What exactly is the reason for limits anyway? I'm genuinely curious if someone could explain. In my mind, it doesn't seem like "data" is a limited commodity like water or gas or something, is it? Always wondered why there's a monthly cap on internet usage (not just mobile data).
Actually, data is limited in much the same way as processor power: by time. In computing, there is a concept of a "time slot". When you are trying to do three things on your processor but you only have two cores, the operating system gives time slots on the processor to the different processes. By default, it tries to balance the time slot allocations so that each process gets time at the same rate. Sometimes, certain processes get classified as a higher or lower priority, which adjusts how often they get time slots. There is an entire branch of mathematics dealing with this called queueing theory.

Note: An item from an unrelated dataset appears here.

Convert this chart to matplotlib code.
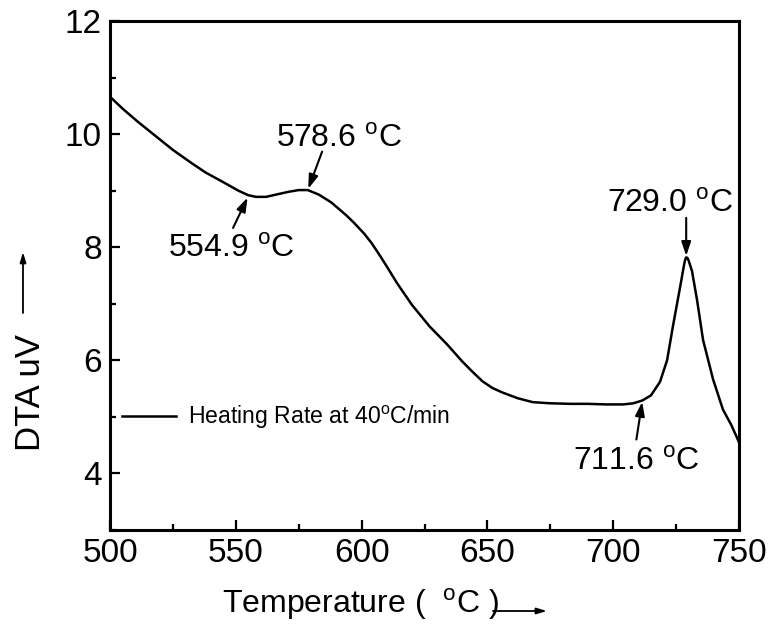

Modern data radios such as the ones that run cell towers work in much the same way. By default, each station (handset, cell modem, tablet, whatever) associated with a single tower gets the same priority. If one station transfers a lot of data all at once, the tower can usually give almost all of the time slots to that user to finish the transfer quickly. When two stations both want to transfer a lot of data, the tower has to slow each of them down and determine who gets to talk when. When one transfer finishes, all of the time slots can go to the other one.
Certain stations can get higher priority and certain tasks can get higher priority. As a specific example, a call to 911 in the United States is given almost top priority by the tower's time sharing system. If a tower is using all of its capacity and a station connected to it calls 911, it will drop another call or data transfer to make room for the 911 call. Of course, if some things get higher priority, others can also get lower priority. For example, a station that has used a certain amount of data within a month can be classified as lower-priority. It will still get available time slots, but when there are more requests than there are time slots to service them, it gets a lower ratio than other stations. This is demand-based throttling.
You can also set up rules that say that a given station can
never be given more than a certain percentage of time slots on a tower, even if the tower is otherwise idle. This is a different type of throttling and this is the kind people tend to get upset about. From a technological standpoint, there is almost never justification for this type.